Can you guess what it is?

Reactions: Like 1 | EyeCandy! 3


----------



## manbuckwal (Nov 17, 2015)

Ringed Gidgee ? Good to see you're alive n kickin


----------



## Wildthings (Nov 17, 2015)

Who cares what it is! It's awesome!! but really what is it?

Reactions: Agree 1


----------



## ripjack13 (Nov 17, 2015)

A miniature pony saddle stand?
Nah....
Whatever it is its a beaut....


----------



## Cody Killgore (Nov 17, 2015)

manbuckwal said:


> Ringed Gidgee ? Good to see you're alive n kickin


It's actually curly maple from Mike. I just dyed it with some leather dye I had.

Reactions: Like 1 | Way Cool 2


----------



## Tclem (Nov 17, 2015)

A gear shifter thing a ma bob for your play station race car games


----------



## Sidecar (Nov 18, 2015)

I KNOW !!!!
That's the best look'n flesh'n stand ever made......bet the pelts run across that even look beer when done


----------



## barry richardson (Nov 18, 2015)

A beam for very small gymnast......

Reactions: Funny 6


----------



## pinky (Nov 18, 2015)

toilet paper holder or a bracelet display... no matter what it is, it sure is purdy

Reactions: Agree 1


----------



## Tclem (Nov 18, 2015)

If you do work like I do then you probably don't even know yourself. Just make stuff and get people to guess stuff until you figure out a use for it.

Reactions: Funny 2


----------



## Kevin (Nov 18, 2015)

Cody that's wicked cool man. I knew it wasn't ringed gigdee but I didn't know what it could be. Died BLM man you're on to something there that stuff is off the charts cool.

Now as to what it is, that is obvious to me but I will not spoil your little game . . . .


----------



## Cody Killgore (Nov 18, 2015)

You guys have given me some good ideas so far! None of them are what I had intended it to be though!

I'll post what it is in a bit.

Reactions: Like 1


----------



## sprucegum (Nov 18, 2015)

A darn pretty whimiditty.


----------



## ripjack13 (Nov 18, 2015)

Is it a doohickey?
Or a whatchamacallit ? It certainly isnt a round tooit...


----------



## Schroedc (Nov 18, 2015)

If you'd made more than one of them I'd think it was going to get rotated 90 degrees and put on a wall as a wall hook of some sort...


----------



## NYWoodturner (Nov 18, 2015)

A man's valet? to hold wallet, keys, watch etc...?


----------



## Kevin (Nov 18, 2015)

NYWoodturner said:


> A man's valet? to hold wallet, keys, watch etc...?

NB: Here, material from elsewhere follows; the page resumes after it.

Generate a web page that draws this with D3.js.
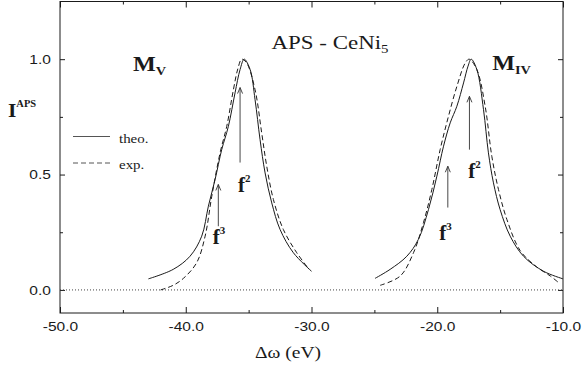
<!DOCTYPE html>
<html>
<head>
<meta charset="utf-8">
<script src="https://cdn.jsdelivr.net/npm/d3@7"></script>
<style>
  body { margin: 0; background: #fff; }
  svg { display: block; }
  .serif { font-family: "Liberation Serif", "Times New Roman", serif; }
  .sans { font-family: "Liberation Sans", Arial, sans-serif; }
</style>
</head>
<body>
<div class="chart"></div>
<script>
// --- data ---
var xTicks = [-50, -40, -30, -20, -10];
var xMinor = [-45, -35, -25, -15];
var yTicks = [0.0, 0.5, 1.0];
var yMinor = [0.25, 0.75];

// M_V edge, theory (solid)
var theoMVx = [-42.97, -41.0, -39.66, -38.73, -38.2, -37.67, -37.14, -36.61, -36.08, -35.68, -35.35, -34.88, -34.49, -34.09, -33.69, -33.16, -32.5, -31.44, -30.0];
var theoMVy = [0.048, 0.089, 0.146, 0.233, 0.363, 0.478, 0.608, 0.709, 0.854, 0.955, 1.0, 0.955, 0.825, 0.651, 0.507, 0.377, 0.262, 0.161, 0.081];
// M_V edge, experiment (dashed)
var expMVx = [-42.0, -41.0, -40.19, -39.13, -38.46, -37.93, -37.27, -36.74, -36.21, -35.85, -35.55, -35.15, -34.49, -33.96, -33.56, -33.03, -32.24, -31.17, -30.2];
var expMVy = [0.0, 0.02, 0.05, 0.118, 0.233, 0.406, 0.594, 0.709, 0.868, 0.96, 1.0, 0.983, 0.868, 0.68, 0.536, 0.392, 0.262, 0.161, 0.09];
// M_IV edge, theory (solid)
var theoMIVx = [-24.95, -23.75, -22.42, -21.5, -20.7, -20.03, -19.5, -18.97, -18.44, -17.91, -17.55, -17.3, -16.85, -16.32, -15.93, -15.53, -15.0, -14.2, -13.14, -11.55, -10.0];
var theoMIVy = [0.05, 0.089, 0.146, 0.219, 0.348, 0.493, 0.623, 0.724, 0.796, 0.897, 0.97, 1.0, 0.955, 0.781, 0.594, 0.464, 0.348, 0.233, 0.146, 0.081, 0.048];
// M_IV edge, experiment (dashed)
var expMIVx = [-24.54, -22.95, -21.89, -21.1, -20.43, -19.77, -19.11, -18.44, -17.78, -17.46, -16.85, -16.19, -15.66, -15.13, -14.46, -13.4, -12.1, -11.0, -10.4];
var expMIVy = [0.02, 0.06, 0.161, 0.291, 0.435, 0.608, 0.752, 0.882, 0.983, 1.0, 0.955, 0.796, 0.579, 0.435, 0.305, 0.17, 0.1, 0.06, 0.034];

// f2 / f3 arrows
var arrowX = [-35.68, -37.41, -17.44, -19.16];
var arrowFrom = [0.552, 0.276, 0.608, 0.357];
var arrowTo = [0.877, 0.457, 0.839, 0.536];
var arrowSup = ["2", "3", "2", "3"];
var labelX = [-35.84, -37.85, -17.54, -19.85];
var labelY = [0.426, 0.197, 0.487, 0.216];

// edge names
var edgeMain = ["M", "M"];
var edgeSub = ["V", "IV"];
var edgeX = [-44.2, -15.63];
var edgeY = [0.95, 0.955];

var width = 582, height = 368;
var mLeft = 60, mRight = 563, mTop = 1.5, mBottom = 313;
var ink = "#1a1a1a";

var svg = d3.select("body .chart").append("svg")
  .attr("width", width).attr("height", height);

var x = d3.scaleLinear().domain([-50, -10]).range([mLeft, mRight]);
var y = d3.scaleLinear().domain([-0.1, 1.25]).range([mBottom, mTop]);

// stretched text helper (the scan is wider than tall)
function stext(x0, y0, sx) {
  return svg.append("g")
    .attr("transform", "translate(" + x0 + "," + y0 + ") scale(" + sx + ",1)")
    .append("text");
}

// frame
svg.append("rect")
  .attr("x", mLeft).attr("y", mTop)
  .attr("width", mRight - mLeft).attr("height", mBottom - mTop)
  .attr("fill", "none").attr("stroke", ink).attr("stroke-width", 1);

// axes, ticks pointing inward
var fmt = function(d){ return d3.format(".1f")(d).replace("\u2212", "-"); };
svg.append("g").attr("transform", "translate(0," + mBottom + ")")
  .call(d3.axisBottom(x).tickValues(xTicks).tickSize(-6).tickPadding(8).tickFormat(fmt));
svg.append("g").attr("transform", "translate(0," + mBottom + ")")
  .call(d3.axisBottom(x).tickValues(xMinor).tickSize(-3).tickFormat(""));
svg.append("g").attr("transform", "translate(0," + mTop + ")")
  .call(d3.axisTop(x).tickValues(xTicks).tickSize(-6).tickFormat(""));
svg.append("g").attr("transform", "translate(0," + mTop + ")")
  .call(d3.axisTop(x).tickValues(xMinor).tickSize(-3).tickFormat(""));

svg.append("g").attr("transform", "translate(" + mLeft + ",0)")
  .call(d3.axisLeft(y).tickValues(yTicks).tickSize(-5).tickPadding(8).tickFormat(fmt));
svg.append("g").attr("transform", "translate(" + mLeft + ",0)")
  .call(d3.axisLeft(y).tickValues(yMinor).tickSize(-3).tickFormat(""));
svg.append("g").attr("transform", "translate(" + mRight + ",0)")
  .call(d3.axisRight(y).tickValues(yTicks).tickSize(-5).tickFormat(""));
svg.append("g").attr("transform", "translate(" + mRight + ",0)")
  .call(d3.axisRight(y).tickValues(yMinor).tickSize(-3).tickFormat(""));

svg.selectAll(".domain").remove();
svg.selectAll(".tick line").attr("stroke", ink);
svg.selectAll(".tick text")
  .attr("class", "sans")
  .attr("font-size", 13.5)
  .attr("fill", ink)
  .attr("transform", "scale(1.15,1)");
svg.selectAll("g[font-family]").attr("font-family", null);

// dotted zero line
svg.append("line")
  .attr("x1", x(-50)).attr("x2", x(-10))
  .attr("y1", y(0)).attr("y2", y(0))
  .attr("stroke", "#444").attr("stroke-width", 1)
  .attr("stroke-dasharray", "1,2");

// curves
var line = d3.line()
  .x(function(d){ return x(d[0]); })
  .y(function(d){ return y(d[1]); })
  .curve(d3.curveCatmullRom.alpha(0.5));

var curves = [
  {xs: theoMVx, ys: theoMVy, dash: null},
  {xs: expMVx, ys: expMVy, dash: "5,3"},
  {xs: theoMIVx, ys: theoMIVy, dash: null},
  {xs: expMIVx, ys: expMIVy, dash: "5,3"}
];
curves.forEach(function(c){
  var pts = d3.zip(c.xs, c.ys);
  svg.append("path")
    .datum(pts)
    .attr("d", line)
    .attr("fill", "none")
    .attr("stroke", ink)
    .attr("stroke-width", 1)
    .attr("stroke-dasharray", c.dash);
});

// arrows with labels
arrowX.forEach(function(ax, i){
  var px = x(ax), y0 = y(arrowFrom[i]), y1 = y(arrowTo[i]);
  svg.append("line")
    .attr("x1", px).attr("x2", px).attr("y1", y0).attr("y2", y1)
    .attr("stroke", "#333").attr("stroke-width", 0.9);
  svg.append("path")
    .attr("d", "M" + (px - 2.5) + "," + (y1 + 6) + "L" + px + "," + y1 + "L" + (px + 2.5) + "," + (y1 + 6))
    .attr("fill", "none").attr("stroke", "#333").attr("stroke-width", 0.9);
  var t = svg.append("text").attr("class", "serif")
    .attr("x", x(labelX[i])).attr("y", y(labelY[i]))
    .attr("font-size", 21).attr("font-weight", "bold").attr("fill", ink);
  t.append("tspan").text("f");
  t.append("tspan").attr("font-size", 11).attr("dy", -10).text(arrowSup[i]);
});

// edge names
edgeMain.forEach(function(m, i){
  var t = stext(x(edgeX[i]), y(edgeY[i]), 1.15).attr("class", "serif")
    .attr("font-size", 21).attr("font-weight", "bold").attr("fill", ink);
  t.append("tspan").text(m);
  t.append("tspan").attr("font-size", 12.5).attr("dy", 4).text(edgeSub[i]);
});

// title
var title = stext(330, 49, 1.24).attr("class", "serif")
  .attr("text-anchor", "middle").attr("font-size", 18.5).attr("fill", ink);
title.append("tspan").text("APS - CeNi");
title.append("tspan").attr("font-size", 12).attr("dy", 4).text("5");

// y label
var ylab = stext(8, 117, 1.1).attr("class", "serif")
  .attr("font-weight", "bold").attr("font-size", 19.5).attr("fill", ink);
ylab.append("tspan").text("I");
ylab.append("tspan").attr("font-size", 9.5).attr("dy", -10).text("APS");

// x label
stext(288, 358, 1.22).attr("class", "serif")
  .attr("text-anchor", "middle").attr("font-size", 16).attr("fill", ink)
  .text("\u0394\u03c9  (eV)");

// legend
var legend = [{name: "theo.", dash: null, y: 136.5}, {name: "exp.", dash: "5,3", y: 163}];
legend.forEach(function(l){
  svg.append("line")
    .attr("x1", 73).attr("x2", 110).attr("y1", l.y).attr("y2", l.y)
    .attr("stroke", "#555").attr("stroke-width", 1)
    .attr("stroke-dasharray", l.dash);
  stext(119, l.y + 6, 1.15).attr("class", "serif")
    .attr("font-size", 13).attr("fill", ink).text(l.name);
});
</script>
</body>
</html>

No. You have to tip valet's. This thing doesn't have a girlfriend to spoil or even a hand to accept the tip.


----------



## Cody Killgore (Nov 19, 2015)

Alright guys....you rdy?

So the truth of the matter is that I knew you fellas probably wouldn't be too excited if you knew what it was so I had to hold it back from ya for a bit.

So, I like music and got me a decent pair of headphones. I was tired of laying them on the desk so I figured...


Excuse the cat hair

Reactions: Like 1 | Way Cool 7


----------



## Schroedc (Nov 19, 2015)

I'll have to keep something like that in mind down the road, I've done a couple custom Plinths for restored turntables and those guys would eat that up!

Reactions: Like 2


----------



## ripjack13 (Nov 19, 2015)

Ooooh...very cool. Very cool indeed....


----------



## Mike1950 (Nov 19, 2015)

Nice use of that maple..

Reactions: Agree 2


----------



## Wildthings (Nov 19, 2015)

That is exactly my next guess. Whoda thunka it!! Tell me more about the dye application


----------



## Cody Killgore (Nov 20, 2015)

Wildthings said:


> That is exactly my next guess. Whoda thunka it!! Tell me more about the dye application



Well, I didn't really know what I was doing as it was the first time I tried it like this. I used some Fiebings dark brown leather dye. It was a bit dark for my taste so I diluted it with some denatured alcohol until I was happy with the color. Then I just put some on a rag and applied it as evenly as I could. There are probably better ways to apply it.

After that, I just started to apply coats of Tru-Oil. Seemed easier than I thought it would be

Reactions: Like 1


----------



## HomeBody (Nov 21, 2015)

Never guess that's maple. Looks like mahogany. I'll be looking for some of that Fiebings. Gary


----------



## Jack "Pappy" Lewis (Dec 13, 2015)

wow I think it is so way cool!


----------



## woodnutz (Dec 17, 2015)

ripjack13 said:


> Is it a doohickey?
> Or a whatchamacallit ? It certainly isnt a round tooit...


that was my guess too.


----------